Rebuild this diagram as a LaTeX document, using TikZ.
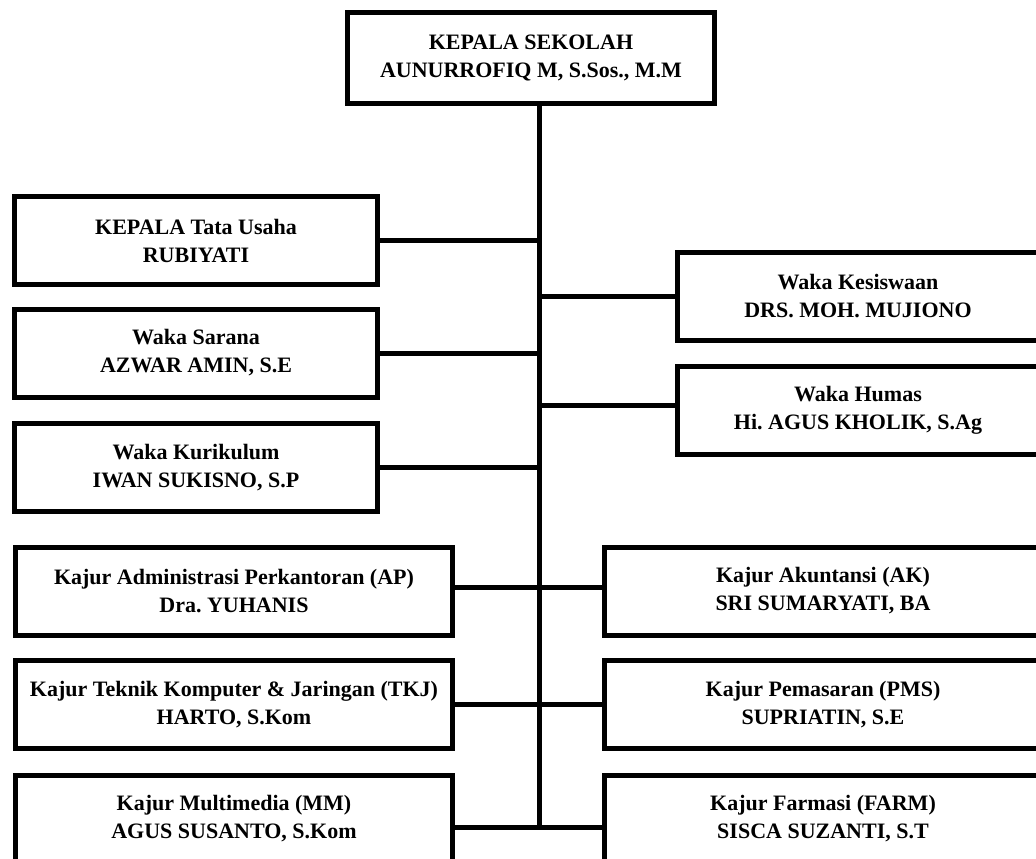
\documentclass[tikz,border=0pt]{standalone}
\usepackage{fontspec}
\setmainfont{Liberation Serif}
\frenchspacing
\begin{document}
\begin{tikzpicture}[x=1pt, y=-1pt,
    post/.style={draw, line width=5pt, fill=white, align=center, inner sep=0pt,
      font=\fontsize{22}{28}\selectfont\bfseries},
    upper/.style={post, minimum width=363pt, minimum height=88pt},
    lower/.style={post, minimum width=437pt, minimum height=88pt},
    link/.style={line width=5pt}]
          \useasboundingbox (0,0) rectangle (1036,859);
          \clip (0,0) rectangle (1036,859);

          \node[post, minimum width=367pt, minimum height=91pt] (boss) at (531,58) {KEPALA SEKOLAH\\AUNURROFIQ M, S.Sos., M.M};

          \node[upper] (tu) at (196,240.5) {KEPALA Tata Usaha\\RUBIYATI};
          \node[upper] (sarana) at (196,353) {Waka Sarana\\AZWAR AMIN, S.E};
          \node[upper] (kurikulum) at (196,467.5) {Waka Kurikulum\\IWAN SUKISNO, S.P};

          \node[upper, minimum width=362pt] (kesiswaan) at (858,296.5) {Waka Kesiswaan\\DRS. MOH. MUJIONO};
          \node[upper, minimum width=362pt] (humas) at (858,410.5) {Waka Humas\\Hi. AGUS KHOLIK, S.Ag};

          \node[lower] (ap) at (234,591) {Kajur Administrasi Perkantoran (AP)\\Dra. YUHANIS};
          \node[lower] (tkj) at (234,704.5) {Kajur Teknik Komputer \& Jaringan (TKJ)\\HARTO, S.Kom};
          \node[lower] (mm) at (234,819) {Kajur Multimedia (MM)\\AGUS SUSANTO, S.Kom};

          \node[lower] (ak) at (823,591) {Kajur Akuntansi (AK)\\SRI SUMARYATI, BA};
          \node[lower] (pms) at (823,704.5) {Kajur Pemasaran (PMS)\\SUPRIATIN, S.E};
          \node[lower] (farm) at (823,819) {Kajur Farmasi (FARM)\\SISCA SUZANTI, S.T};

          \coordinate (stem) at (539,827);

          \draw[link] (boss.south -| stem) -- (stem);

          \draw[link] (tu) -- (tu -| stem);
          \draw[link] (sarana) -- (sarana -| stem);
          \draw[link] (kurikulum) -- (kurikulum -| stem);
          \draw[link] (kesiswaan) -- (kesiswaan -| stem);
          \draw[link] ([yshift=5pt]humas.west) -- ([yshift=5pt]humas.west -| stem);

          \draw[link] ([yshift=4pt]ap.east) -- ([yshift=4pt]ak.west);
          \draw[link] (tkj) -- (pms);
          \draw[link] (mm.east |- stem) -- (farm.west |- stem);
        \end{tikzpicture}
\end{document}
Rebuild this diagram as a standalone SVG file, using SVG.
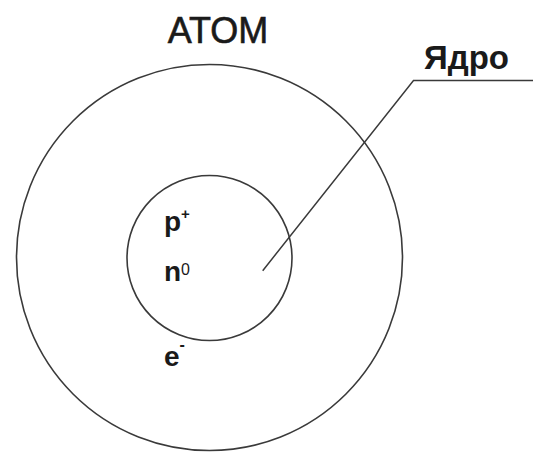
<svg xmlns="http://www.w3.org/2000/svg" width="533" height="452" viewBox="0 0 533 452">
<style>
.ring{fill:none;stroke:#3a3a3a;stroke-width:1.6}
.lead{fill:none;stroke:#3a3a3a;stroke-width:1.5}
.t{font-family:"Liberation Sans",Arial,sans-serif;fill:#1a1a1a}
.b{font-weight:bold}
</style>
<rect width="533" height="452" fill="#ffffff"/>
<g id="atom">
<circle class="ring" cx="209.5" cy="257.5" r="193"/>
<text class="t" x="218" y="43" font-size="36" text-anchor="middle" stroke="#1a1a1a" stroke-width="0.6">ATOM</text>
<text class="t b" x="164" y="366" font-size="28">e<tspan font-size="16" dy="-16">-</tspan></text>
</g>
<g id="nucleus">
<circle class="ring" cx="209.5" cy="258" r="82.5"/>
<text class="t b" x="164" y="231" font-size="28">p<tspan font-size="15" dy="-12">+</tspan></text>
<text class="t b" x="164" y="281" font-size="28">n<tspan font-size="16" font-weight="normal" dy="-6">0</tspan></text>
</g>
<g id="label-nucleus">
<text class="t b" x="424" y="69" font-size="33">Ядро</text>
</g>
<g id="connectors">
<polyline class="lead" points="262.7,270.7 413.5,80.5 533,80.5"/>
</g>
</svg>
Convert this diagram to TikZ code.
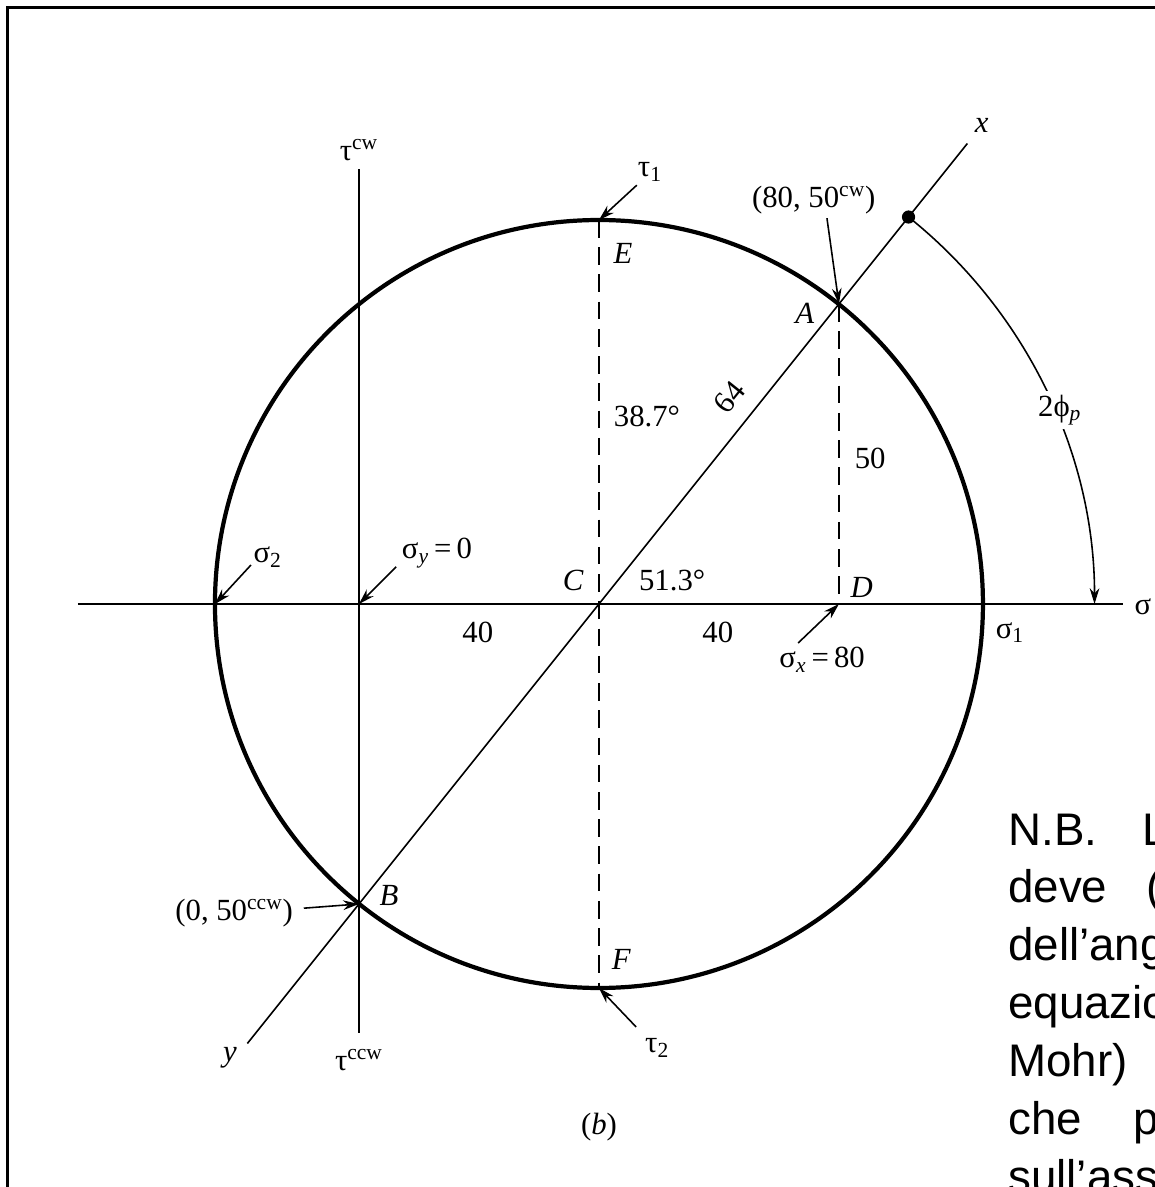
\documentclass[tikz,border=0pt]{standalone}
\usepackage{fontspec}
\setmainfont{Liberation Serif}
\newfontfamily\notefont{Liberation Sans}
\usetikzlibrary{arrows.meta}
\newcommand{\mohrsize}{\fontsize{17.5}{20}\selectfont}
\newcommand{\notesize}{\notefont\fontsize{26}{31}\selectfont}

\begin{document}
\begin{tikzpicture}[x=0.12cm, y=0.12cm,
  axis/.style={line width=0.9pt},
  mohr/.style={line width=2.4pt},
  guide/.style={line width=0.9pt, dash pattern=on 10pt off 5.5pt},
  pointer/.style={-{Stealth[length=9pt, width=5.5pt]}, line width=0.9pt},
  lbl/.style={font=\mohrsize, inner sep=1pt},
  ptlbl/.style={font=\mohrsize\itshape, inner sep=1pt},
  note/.style={font=\notesize, anchor=base west, inner sep=0pt}
]
\useasboundingbox (-99.83,-97.17) rectangle (92.67,100.67);
\clip (-99.83,-97.17) rectangle (92.67,100.67);

% frame
\draw[line width=1.7pt] (-98.58,-99) |- (94,99.42);

% points
\coordinate (C) at (0,0);
\coordinate (A) at (40,50);
\coordinate (B) at (-40,-50);
\coordinate (D) at (40,0);
\coordinate (E) at (0,64);
\coordinate (F) at (0,-64);
\coordinate (S2) at (-64,0);
\coordinate (Sy) at (-40,0);
\coordinate (P) at (51.34:82.6);
\coordinate (sigL) at (-86.83,0);
\coordinate (sigR) at (87.33,0);
\coordinate (tauT) at (-40,72.5);
\coordinate (tauB) at (-40,-71.5);
\coordinate (xend) at (61.4,76.75);
\coordinate (yend) at (-58.6,-73.25);

% axes, circle, construction lines
\draw[axis] (sigL) -- (sigR);
\draw[axis] (tauT) -- (tauB);
\draw[axis] (yend) -- (xend);
\draw[mohr] (C) circle[radius=64];
\draw[guide] (E) -- (F);
\draw[guide] (A) -- (D);
\fill (P) circle[radius=1.1];
\draw[pointer] (P) arc[start angle=51.34, end angle=0, radius=82.6];

% labels
\node[lbl] (sig) at (90.67,-0.5) {σ};
\node[lbl] (taucw) at (-40,75.7) {τ\textsuperscript{cw}};
\node[lbl] (tauccw) at (-40,-76) {τ\textsuperscript{ccw}};
\node[ptlbl] (xlbl) at (63.8,79.8) {x};
\node[ptlbl] (ylbl) at (-61.5,-75.7) {y};
\node[lbl, fill=white, inner sep=2pt] (phi) at (76.8,32.3) {2ϕ\textsubscript{\itshape p}};
\node[lbl] (tau1) at (8.5,72) {τ\textsubscript{1}};
\node[lbl] (tau2) at (9.7,-74) {τ\textsubscript{2}};
\node[ptlbl] (Elbl) at (4,58.5) {E};
\node[ptlbl] (Flbl) at (3.7,-59.3) {F};
\node[ptlbl] (Albl) at (34.3,48.5) {A};
\node[ptlbl] (Blbl) at (-35,-48.5) {B};
\node[ptlbl] (Clbl) at (-4.3,4) {C};
\node[ptlbl] (Dlbl) at (43.8,2.8) {D};
\node[lbl] (ptA) at (35.8,67.3) {(80, 50\textsuperscript{cw})};
\node[lbl] (ptB) at (-60.8,-51.5) {(0, 50\textsuperscript{ccw})};
\node[lbl, rotate=51.3] (rad) at (21.8,34.5) {64};
\node[lbl] (ang1) at (8,31.2) {38.7°};
\node[lbl] (ang2) at (12.2,4) {51.3°};
\node[lbl] (fifty) at (45.2,24.3) {50};
\node[lbl] (fortyL) at (-20.2,-4.7) {40};
\node[lbl] (fortyR) at (19.8,-4.7) {40};
\node[lbl] (sig1) at (68.5,-4.8) {σ\textsubscript{1}};
\node[lbl] (sig2) at (-55.2,7.8) {σ\textsubscript{2}};
\node[lbl] (sigy) at (-27,8.5) {σ\textsubscript{\itshape y}\,=\,0};
\node[lbl] (sigx) at (37.2,-9.3) {σ\textsubscript{\itshape x}\,=\,80};
\node[lbl] (cap) at (0,-87.2) {(\textit{b})};

% pointer arrows
\coordinate (t1tail) at (6.3,69.8);
\coordinate (t2tail) at (6.2,-70.5);
\coordinate (Atail) at (38,64.3);
\coordinate (Btail) at (-49.2,-50.7);
\coordinate (s2tail) at (-58,6.5);
\coordinate (sytail) at (-33.8,6.2);
\coordinate (sxtail) at (33.2,-6.5);
\draw[pointer] (t1tail) -- (E);
\draw[pointer] (t2tail) -- (F);
\draw[pointer] (Atail) -- (A);
\draw[pointer] (Btail) -- (B);
\draw[pointer] (s2tail) -- (S2);
\draw[pointer] (sytail) -- (Sy);
\draw[pointer] (sxtail) -- (D);

% note
\foreach \txt [count=\i from 0] in {{N.B.\hspace{26pt}L}, {deve\hspace{22pt}(}, {dell’ang}, {equazio}, {Mohr)}, {che\hspace{29.6pt}p}, {sull’ass}}
  \node[note] (nb\i) at (68.17,-40.17-9.64*\i) {\txt};

\end{tikzpicture}
\end{document}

::::

> _What you need to do_: Write down every line from the opening of the listing to the line with "minimum width=367pt, minimum", both included, and nothing else; the pictures are omitted.

> _The answer_:
Rebuild this diagram as a LaTeX document, using TikZ.
\documentclass[tikz,border=0pt]{standalone}
\usepackage{fontspec}
\setmainfont{Liberation Serif}
\frenchspacing
\begin{document}
\begin{tikzpicture}[x=1pt, y=-1pt,
    post/.style={draw, line width=5pt, fill=white, align=center, inner sep=0pt,
      font=\fontsize{22}{28}\selectfont\bfseries},
    upper/.style={post, minimum width=363pt, minimum height=88pt},
    lower/.style={post, minimum width=437pt, minimum height=88pt},
    link/.style={line width=5pt}]
          \useasboundingbox (0,0) rectangle (1036,859);
          \clip (0,0) rectangle (1036,859);

          \node[post, minimum width=367pt, minimum height=91pt] (boss) at (531,58) {KEPALA SEKOLAH\\AUNURROFIQ M, S.Sos., M.M};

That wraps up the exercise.